Quel meilleur remède en ces temps difficiles que de rire aux dépens d’un personnage rocambolesque ? Pari réussi pour la mise en scène extravagante de Jean-Louis Grinda, qui nous montre une fois de plus à quel point Verdi peut être populaire et moderne. En ce dimanche après-midi, un parfum d’euphorie se fait sentir chez les nombreux spectateurs présents devant l’Opéra de Monte-Carlo. Sans doute savent-ils déjà qu’ils s’apprêtent à assister à une parenthèse hilarante doublée d’une remarquable performance vocale des acteurs.

Falstaff endosse une place unique dans l’œuvre de Verdi. En effet, en plus d’être son dernier opéra, celui-ci fait partie des deux seules comédies composées par le maître. Ainsi, comme le compositeur l'explique dans une lettre à son librettiste Boito, après avoir « sans trêve massacré tant de héros et d’héroïnes », son Falstaff apparaît comme un appel à « rire un peu ». L’intrigue est bien connue : le cocasse Sir John Falstaff, séducteur dans l’âme, se retrouve piégé par deux femmes qu’il a auparavant tenté d’escroquer. Traversant quelques grotesques aventures, notre héros finit par se repentir autour d’un faramineux banquet.

L’originalité de cette représentation repose sur une mise en scène fantasque, a priori bien éloignée de l’esprit de Verdi. Dès le lever de rideau, on découvre le surprenant décor pensé par Rudy Sabounghi : une devanture de bibliothèque constituée de livres géants. Animés, les ouvrages servent, à travers leur thématique, à caractériser les différents espaces de l’action : ainsi la taverne est-elle efficacement représentée par un fascicule sur la bière. Dans cette joyeuse librairie évoluent des personnages identifiés à des animaux de basse-cour. On retrouve les fiers Falstaff, Fenton et Ford déguisés en coqs, les acolytes Bardolfo et Pistola en chats, le docteur Caius en bouc et les coquettes en poules. En singularisant chaque protagoniste par le biais de l’allégorie, Jean-Louis Grinda apporte une lecture plus psychologique de l’œuvre.

Cent ans après sa création à Monaco, c’est donc un Falstaff haut en couleur, admirablement incarné par Nicola Alaimo, qui nous est présenté aujourd’hui. Dès les premières notes, l’audience entière est conquise par la technique du baryton, à son aise dans tous les registres. Son plumage n’a d’égal que la souplesse de sa voix, capable des aigus les plus clairs comme des graves les plus envoûtants. Très en forme également, Vannina Santoni (Nannetta) met tout le monde d’accord avec sa voix cristalline et bien placée, qui convient parfaitement à la fraicheur de son personnage. Aux côtés de Sir John, Jean-François Lapointe (Ford) se révèle excellent, aussi bien dans les situations tendres que frénétiques : son expérience lui permet de jongler entre délicatesse, précision et puissance.

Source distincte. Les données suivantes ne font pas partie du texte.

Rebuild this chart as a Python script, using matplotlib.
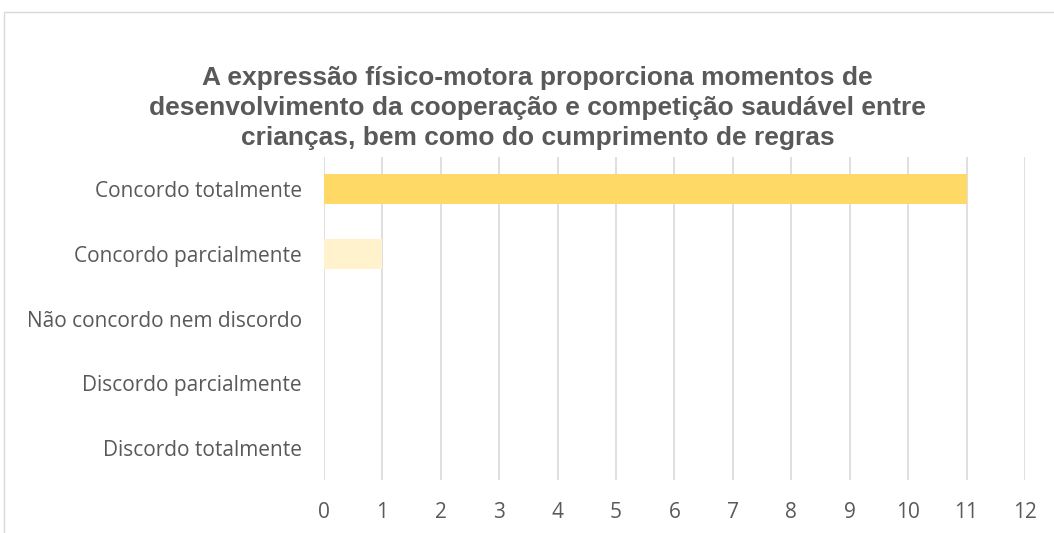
import matplotlib.pyplot as plt
from matplotlib.patches import Rectangle

categories = ["Concordo totalmente", "Concordo parcialmente", "Não concordo nem discordo",
              "Discordo parcialmente", "Discordo totalmente"]
values = [11, 1, 0, 0, 0]
colors = ["#FFD966", "#FFF2CC", "#FFD966", "#FFD966", "#FFD966"]
xticks = list(range(0, 13))
title = ("A expressão físico-motora proporciona momentos de\n"
         "desenvolvimento da cooperação e competição saudável entre\n"
         "crianças, bem como do cumprimento de regras")

fig = plt.figure(figsize=(10.54, 5.33), dpi=100)
fig.patches.append(Rectangle((4 / 1054, -0.1), 1.2, 1 - 12 / 533 + 0.1, transform=fig.transFigure,
                             fill=False, edgecolor="#D9D9D9", linewidth=1.0))

ax = fig.add_axes([0.3074, 0.0994, 0.665, 0.606])
pos = list(range(len(categories)))[::-1]
ax.barh(pos, values, height=0.46, color=colors, zorder=3)

ax.set_xlim(0, 12)
ax.set_ylim(-0.5, 4.5)
ax.set_xticks(xticks)
ax.set_yticks(pos)
ax.set_yticklabels(categories)
ax.grid(axis="x", color="#D9D9D9", linewidth=1.2, zorder=0)
for s in ax.spines.values():
    s.set_visible(False)
ax.tick_params(length=0, colors="#595959", labelsize=15)
ax.tick_params(axis="x", pad=16)
ax.tick_params(axis="y", pad=16)
for lbl in ax.get_xticklabels() + ax.get_yticklabels():
    lbl.set_fontfamily("Open Sans")

fig.text(0.51, 0.798, title, ha="center", va="center", fontsize=19, fontweight="bold",
         color="#595959", family="Liberation Sans", linespacing=1.32)

fig.savefig("out.png", dpi=100)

Parallèlement à ces trois grandes révélations, le reste de la distribution est aussi à saluer. Avec sa déclamation syllabique, ses soupirs et ses consonnes percussives, Carl Ghazarossian (Docteur Caïus) s’impose comme le garant du réalisme de la pièce. Son rival Enea Scala (Fenton), conquiert quant à lui la salle par sa voix ronde et chaleureuse. Rachele Stanisci (Alice Ford) se distingue par ses aigus raffinés, toujours maitrisés. Enfin, les deux compères Rodolphe Briand (Bardolfo) et Patrick Bolleire (Pistola) marquent les esprits par leur précision rythmique et leur énergie constante.

Si l’Orchestre philharmonique de Monte-Carlo fait preuve d’une parfaite réactivité et d’un bel équilibre avec les voix, le chœur est nettement en dessous, ne parvenant pas à s’imposer parmi les solistes et les instruments. Mais à en croire les clameurs du public, Falstaff a su charmer l’ensemble de la salle par ses chanteurs talentueux, son accompagnement instrumental harmonieux et son goût pour l’extraordinaire.